▶ [Provided data]:
________________________________________

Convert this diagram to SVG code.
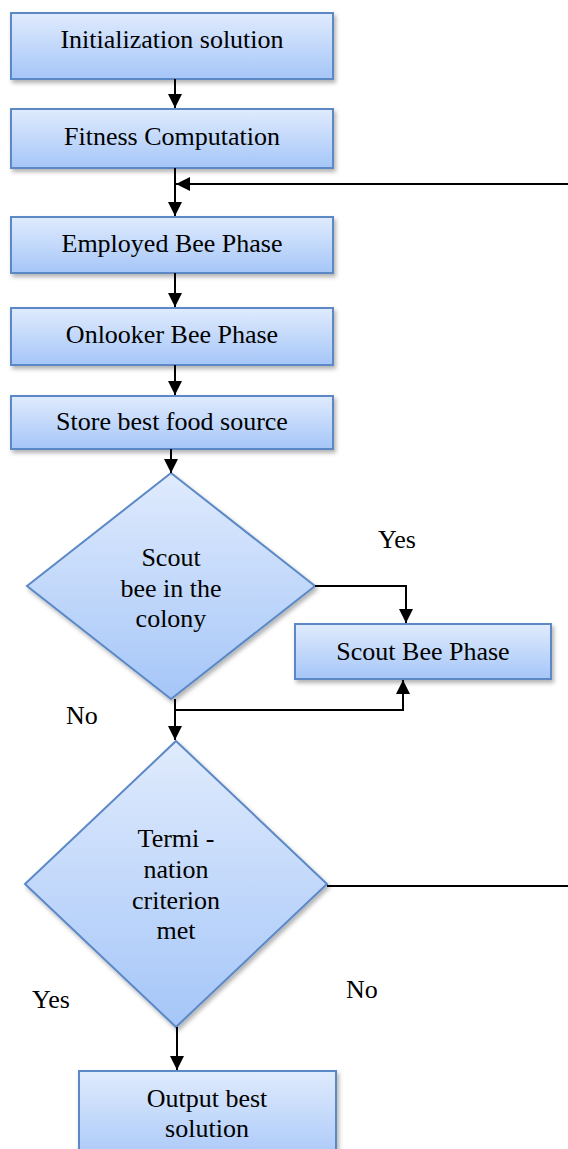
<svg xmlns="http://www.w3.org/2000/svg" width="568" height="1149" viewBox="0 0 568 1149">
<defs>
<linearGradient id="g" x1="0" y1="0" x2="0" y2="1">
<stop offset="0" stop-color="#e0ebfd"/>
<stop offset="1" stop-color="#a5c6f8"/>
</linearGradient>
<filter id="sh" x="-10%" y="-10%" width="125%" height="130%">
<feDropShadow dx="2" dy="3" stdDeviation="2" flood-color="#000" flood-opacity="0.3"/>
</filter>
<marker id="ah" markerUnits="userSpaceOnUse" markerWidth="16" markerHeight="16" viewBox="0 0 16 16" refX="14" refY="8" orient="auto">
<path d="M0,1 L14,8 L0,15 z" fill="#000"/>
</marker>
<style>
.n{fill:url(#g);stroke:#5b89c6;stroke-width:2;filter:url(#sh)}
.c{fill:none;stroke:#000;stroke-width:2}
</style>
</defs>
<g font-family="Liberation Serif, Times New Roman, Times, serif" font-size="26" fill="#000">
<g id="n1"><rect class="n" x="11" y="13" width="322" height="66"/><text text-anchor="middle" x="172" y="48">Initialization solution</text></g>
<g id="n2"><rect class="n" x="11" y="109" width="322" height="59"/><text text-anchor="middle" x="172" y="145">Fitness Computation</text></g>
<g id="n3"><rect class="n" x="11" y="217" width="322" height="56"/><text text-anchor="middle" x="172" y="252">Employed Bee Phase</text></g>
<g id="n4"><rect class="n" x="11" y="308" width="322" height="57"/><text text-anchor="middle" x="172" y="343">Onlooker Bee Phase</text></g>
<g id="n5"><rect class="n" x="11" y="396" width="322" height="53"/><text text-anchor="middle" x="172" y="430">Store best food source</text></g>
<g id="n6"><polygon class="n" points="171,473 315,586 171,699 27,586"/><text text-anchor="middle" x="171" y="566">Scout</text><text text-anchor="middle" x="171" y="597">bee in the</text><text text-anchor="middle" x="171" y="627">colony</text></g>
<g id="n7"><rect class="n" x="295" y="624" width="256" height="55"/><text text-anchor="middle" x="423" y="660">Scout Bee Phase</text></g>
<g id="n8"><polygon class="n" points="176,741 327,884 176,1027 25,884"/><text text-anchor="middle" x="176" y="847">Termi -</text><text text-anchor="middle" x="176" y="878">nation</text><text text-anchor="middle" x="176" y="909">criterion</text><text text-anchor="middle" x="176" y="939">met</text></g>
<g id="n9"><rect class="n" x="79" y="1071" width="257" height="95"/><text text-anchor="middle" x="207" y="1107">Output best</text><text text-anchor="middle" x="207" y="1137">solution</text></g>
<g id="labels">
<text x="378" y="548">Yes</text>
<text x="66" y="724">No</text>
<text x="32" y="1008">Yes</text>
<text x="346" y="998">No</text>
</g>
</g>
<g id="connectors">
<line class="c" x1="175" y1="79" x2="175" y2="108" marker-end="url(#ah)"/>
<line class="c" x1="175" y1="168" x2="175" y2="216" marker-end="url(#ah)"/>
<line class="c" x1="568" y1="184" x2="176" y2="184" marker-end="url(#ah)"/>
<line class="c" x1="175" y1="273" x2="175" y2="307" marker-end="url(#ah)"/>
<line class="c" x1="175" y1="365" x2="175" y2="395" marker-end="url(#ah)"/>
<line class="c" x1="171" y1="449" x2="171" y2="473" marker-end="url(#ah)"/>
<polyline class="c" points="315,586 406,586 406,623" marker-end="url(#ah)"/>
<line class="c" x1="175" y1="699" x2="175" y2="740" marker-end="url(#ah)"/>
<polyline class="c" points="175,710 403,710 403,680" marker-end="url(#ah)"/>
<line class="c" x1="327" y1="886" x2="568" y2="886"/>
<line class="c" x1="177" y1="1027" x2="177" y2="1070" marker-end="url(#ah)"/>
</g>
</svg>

________________________________________

▶ [Set task]:
Repeat the lines above exactly, and keep every picture out.

▶ [Answer to this problem]:
Convert this diagram to SVG code.
<svg xmlns="http://www.w3.org/2000/svg" width="568" height="1149" viewBox="0 0 568 1149">
<defs>
<linearGradient id="g" x1="0" y1="0" x2="0" y2="1">
<stop offset="0" stop-color="#e0ebfd"/>
<stop offset="1" stop-color="#a5c6f8"/>
</linearGradient>
<filter id="sh" x="-10%" y="-10%" width="125%" height="130%">
<feDropShadow dx="2" dy="3" stdDeviation="2" flood-color="#000" flood-opacity="0.3"/>
</filter>
<marker id="ah" markerUnits="userSpaceOnUse" markerWidth="16" markerHeight="16" viewBox="0 0 16 16" refX="14" refY="8" orient="auto">
<path d="M0,1 L14,8 L0,15 z" fill="#000"/>
</marker>
<style>
.n{fill:url(#g);stroke:#5b89c6;stroke-width:2;filter:url(#sh)}
.c{fill:none;stroke:#000;stroke-width:2}
</style>
</defs>
<g font-family="Liberation Serif, Times New Roman, Times, serif" font-size="26" fill="#000">
<g id="n1"><rect class="n" x="11" y="13" width="322" height="66"/><text text-anchor="middle" x="172" y="48">Initialization solution</text></g>
<g id="n2"><rect class="n" x="11" y="109" width="322" height="59"/><text text-anchor="middle" x="172" y="145">Fitness Computation</text></g>
<g id="n3"><rect class="n" x="11" y="217" width="322" height="56"/><text text-anchor="middle" x="172" y="252">Employed Bee Phase</text></g>
<g id="n4"><rect class="n" x="11" y="308" width="322" height="57"/><text text-anchor="middle" x="172" y="343">Onlooker Bee Phase</text></g>
<g id="n5"><rect class="n" x="11" y="396" width="322" height="53"/><text text-anchor="middle" x="172" y="430">Store best food source</text></g>
<g id="n6"><polygon class="n" points="171,473 315,586 171,699 27,586"/><text text-anchor="middle" x="171" y="566">Scout</text><text text-anchor="middle" x="171" y="597">bee in the</text><text text-anchor="middle" x="171" y="627">colony</text></g>
<g id="n7"><rect class="n" x="295" y="624" width="256" height="55"/><text text-anchor="middle" x="423" y="660">Scout Bee Phase</text></g>
<g id="n8"><polygon class="n" points="176,741 327,884 176,1027 25,884"/><text text-anchor="middle" x="176" y="847">Termi -</text><text text-anchor="middle" x="176" y="878">nation</text><text text-anchor="middle" x="176" y="909">criterion</text><text text-anchor="middle" x="176" y="939">met</text></g>
<g id="n9"><rect class="n" x="79" y="1071" width="257" height="95"/><text text-anchor="middle" x="207" y="1107">Output best</text><text text-anchor="middle" x="207" y="1137">solution</text></g>
<g id="labels">
<text x="378" y="548">Yes</text>
<text x="66" y="724">No</text>
<text x="32" y="1008">Yes</text>
<text x="346" y="998">No</text>
</g>
</g>
<g id="connectors">
<line class="c" x1="175" y1="79" x2="175" y2="108" marker-end="url(#ah)"/>
<line class="c" x1="175" y1="168" x2="175" y2="216" marker-end="url(#ah)"/>
<line class="c" x1="568" y1="184" x2="176" y2="184" marker-end="url(#ah)"/>
<line class="c" x1="175" y1="273" x2="175" y2="307" marker-end="url(#ah)"/>
<line class="c" x1="175" y1="365" x2="175" y2="395" marker-end="url(#ah)"/>
<line class="c" x1="171" y1="449" x2="171" y2="473" marker-end="url(#ah)"/>
<polyline class="c" points="315,586 406,586 406,623" marker-end="url(#ah)"/>
<line class="c" x1="175" y1="699" x2="175" y2="740" marker-end="url(#ah)"/>
<polyline class="c" points="175,710 403,710 403,680" marker-end="url(#ah)"/>
<line class="c" x1="327" y1="886" x2="568" y2="886"/>
<line class="c" x1="177" y1="1027" x2="177" y2="1070" marker-end="url(#ah)"/>
</g>
</svg>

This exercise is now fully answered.